— start Data segment —
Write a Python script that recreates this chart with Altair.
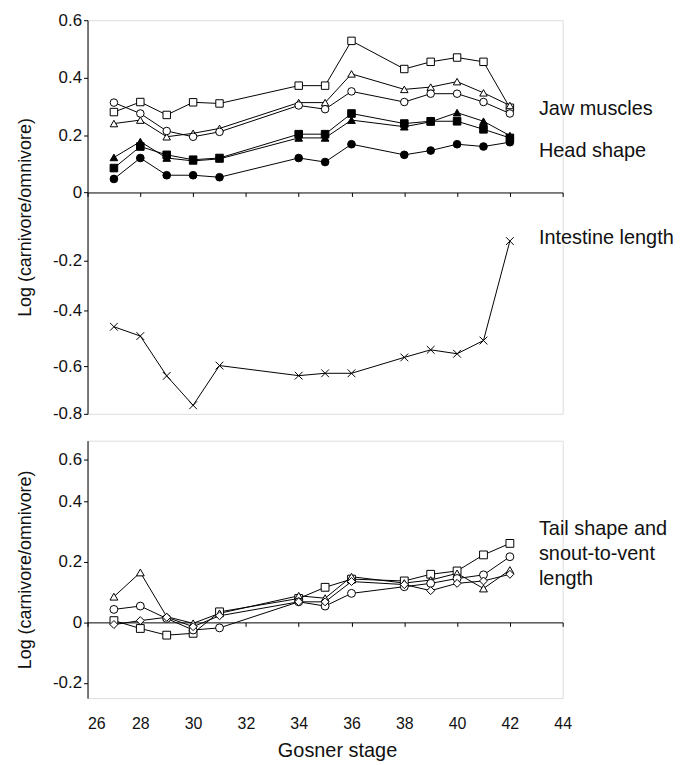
import altair as alt
import pandas as pd

stages = [27, 28, 29, 30, 31, 34, 35, 36, 38, 39, 40, 41, 42]

# Top panel: jaw muscles (open symbols) and head shape (filled symbols)
jaw_square = [0.28, 0.315, 0.27, 0.314, 0.31, 0.372, 0.372, 0.528, 0.43, 0.455, 0.47, 0.455, 0.295]
jaw_triangle = [0.24, 0.252, 0.194, 0.206, 0.223, 0.313, 0.313, 0.413, 0.359, 0.367, 0.386, 0.347, 0.303]
jaw_circle = [0.313, 0.275, 0.214, 0.194, 0.211, 0.303, 0.29, 0.352, 0.315, 0.344, 0.344, 0.315, 0.275]
head_square = [0.085, 0.16, 0.131, 0.114, 0.12, 0.203, 0.203, 0.275, 0.24, 0.248, 0.248, 0.22, 0.19]
head_triangle = [0.122, 0.177, 0.12, 0.11, 0.117, 0.19, 0.19, 0.252, 0.229, 0.246, 0.278, 0.248, 0.198]
head_circle = [0.047, 0.12, 0.06, 0.06, 0.053, 0.12, 0.106, 0.168, 0.131, 0.146, 0.168, 0.16, 0.175]
intestine = [-0.459, -0.492, -0.64, -0.764, -0.597, -0.639, -0.629, -0.629, -0.568, -0.541, -0.555, -0.508, -0.143]

# Bottom panel: tail shape and snout-to-vent length
tail_square = [0.006, -0.02, -0.042, -0.036, 0.035, 0.079, 0.116, 0.143, 0.137, 0.159, 0.17, 0.223, 0.261]
tail_triangle = [0.085, 0.165, 0.019, -0.003, 0.03, 0.088, 0.08, 0.151, 0.13, 0.14, 0.162, 0.112, 0.173]
tail_circle = [0.043, 0.054, 0.013, -0.025, -0.018, 0.068, 0.054, 0.096, 0.118, 0.129, 0.145, 0.157, 0.217]
tail_diamond = [-0.007, 0.006, 0.017, -0.014, 0.022, 0.068, 0.068, 0.135, 0.125, 0.105, 0.129, 0.137, 0.159]

x_ticks = [26, 28, 30, 32, 34, 36, 38, 40, 42, 44]
top_y_ticks = [-0.8, -0.6, -0.4, -0.2, 0, 0.2, 0.4, 0.6]
bottom_y_ticks = [-0.2, 0, 0.2, 0.4, 0.6]

top_labels = ["Jaw muscles", "Head shape", "Intestine length"]
top_label_x = [43.1, 43.1, 43.1]
top_label_y = [0.292, 0.146, -0.134]
bottom_labels = ["Tail shape and", "snout-to-vent", "length"]
bottom_label_x = [43.1, 43.1, 43.1]
bottom_label_y = [0.308, 0.225, 0.143]

X_PATH = "M-1,-1L1,1M-1,1L1,-1"

top_series = {
    "jaw_sq": jaw_square, "jaw_tri": jaw_triangle, "jaw_circ": jaw_circle,
    "head_sq": head_square, "head_tri": head_triangle, "head_circ": head_circle,
    "intestine": intestine,
}
bottom_series = {
    "tail_sq": tail_square, "tail_tri": tail_triangle,
    "tail_circ": tail_circle, "tail_dia": tail_diamond,
}
series_names = list(top_series) + list(bottom_series)
series_shapes = ["square", "triangle-up", "circle", "square", "triangle-up", "circle", X_PATH,
                 "square", "triangle-up", "circle", "diamond"]
series_fills = ["white", "white", "white", "black", "black", "black", "white",
                "white", "white", "white", "white"]
series_sizes = [56, 64, 44, 42, 52, 24, 50, 56, 64, 44, 60]

def long_df(series):
    rows = []
    for name, vals in series.items():
        for s, v in zip(stages, vals):
            rows.append({"stage": s, "value": v, "series": name})
    return pd.DataFrame(rows)

top_df = long_df(top_series)
bot_df = long_df(bottom_series)
top_lab_df = pd.DataFrame({"stage": top_label_x, "value": top_label_y, "label": top_labels})
bot_lab_df = pd.DataFrame({"stage": bottom_label_x, "value": bottom_label_y, "label": bottom_labels})

FONT = "Liberation Sans"
W = 478
H_TOP = 396
H_BOT = 259

x_scale = alt.Scale(domain=[26, 44], nice=False, zero=False)
label_expr = "datum.value < 0 ? '-' + format(-datum.value, '') : format(datum.value, '')"

y_title = "Log (carnivore/omnivore)"

def y_axis(ticks):
    return alt.Axis(values=ticks, labelExpr=label_expr, title=y_title, grid=False,
                    tickSize=4, tickColor="black", domainColor="black",
                    labelFont=FONT, labelFontSize=17, labelColor="#111",
                    labelPadding=2, titleFont=FONT, titleFontSize=18,
                    titleFontWeight="normal", titleColor="#111", titlePadding=18)

top_y_scale = alt.Scale(domain=[-0.8, -0.6, -0.4, -0.2, 0, 0.6],
                        range=[396, 348.3, 291.7, 241.7, 173.3, 0], nice=False, zero=False)
bot_y_scale = alt.Scale(domain=[-0.25, 0.4, 0.69], range=[259, 61, 0], nice=False, zero=False)

top_zero_axis = alt.Axis(orient="bottom", offset=-(396 - 173.3), values=x_ticks, labels=False,
                         tickSize=4, tickColor="black", domainColor="black", grid=False, title=None)
bot_zero_axis = alt.Axis(orient="bottom", offset=-(259 - 182.8), values=x_ticks, labels=False,
                         tickSize=4, tickColor="black", domainColor="black", grid=False, title=None)
bot_label_axis = alt.Axis(orient="bottom", offset=16, values=x_ticks, domain=False, ticks=False,
                          grid=False, labelFont=FONT, labelFontSize=16, labelColor="#111",
                          labelPadding=2,
                          labelAlign={"condition": {"test": "datum.value <= 26", "value": "left"}, "value": "center"},
                          title="Gosner stage", titleFont=FONT, titleFontSize=20,
                          titleFontWeight="normal", titleColor="#111", titlePadding=9, titleX=251)

shape_scale = alt.Scale(domain=series_names, range=series_shapes)
fill_scale = alt.Scale(domain=series_names, range=series_fills)
size_scale = alt.Scale(domain=series_names, range=series_sizes)

def panel(df, lab_df, y_scale, y_ticks, zero_axis, height, label_axis=None):
    ya = y_axis(y_ticks)
    lines = alt.Chart(df).mark_line(color="black", strokeWidth=1).encode(
        x=alt.X("stage:Q", scale=x_scale, axis=zero_axis),
        y=alt.Y("value:Q", scale=y_scale, axis=ya),
        detail="series:N",
    )
    points = alt.Chart(df).mark_point(stroke="black", strokeWidth=1, opacity=1, fillOpacity=1).encode(
        x=alt.X("stage:Q", scale=x_scale, axis=None),
        y=alt.Y("value:Q", scale=y_scale, axis=ya),
        shape=alt.Shape("series:N", scale=shape_scale, legend=None),
        fill=alt.Fill("series:N", scale=fill_scale, legend=None),
        size=alt.Size("series:N", scale=size_scale, legend=None),
    )
    texts = alt.Chart(lab_df).mark_text(align="left", baseline="middle", font=FONT,
                                        fontSize=20, color="#111", clip=False).encode(
        x=alt.X("stage:Q", scale=x_scale, axis=label_axis),
        y=alt.Y("value:Q", scale=y_scale, axis=ya),
        text="label:N",
    )
    return alt.layer(lines, points, texts).resolve_axis(x="independent").properties(
        width=W, height=height)

top = panel(top_df, top_lab_df, top_y_scale, top_y_ticks, top_zero_axis, H_TOP)
bottom = panel(bot_df, bot_lab_df, bot_y_scale, bottom_y_ticks, bot_zero_axis, H_BOT,
               label_axis=bot_label_axis)

chart = alt.vconcat(top, bottom, spacing=17).properties(
    padding={"left": 8, "top": 0, "right": 0, "bottom": 0}
).configure_view(stroke=None).configure(background="white")

chart.save("out.html", embed_options={"renderer": "svg", "actions": False})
— end Data segment —
Challenge: Pictures are excluded; extract exactly the lines from the start of the data through the line that holds "40, 41, 42]", both ends included.

Task solution:
Write a Python script that recreates this chart with Altair.
import altair as alt
import pandas as pd

stages = [27, 28, 29, 30, 31, 34, 35, 36, 38, 39, 40, 41, 42]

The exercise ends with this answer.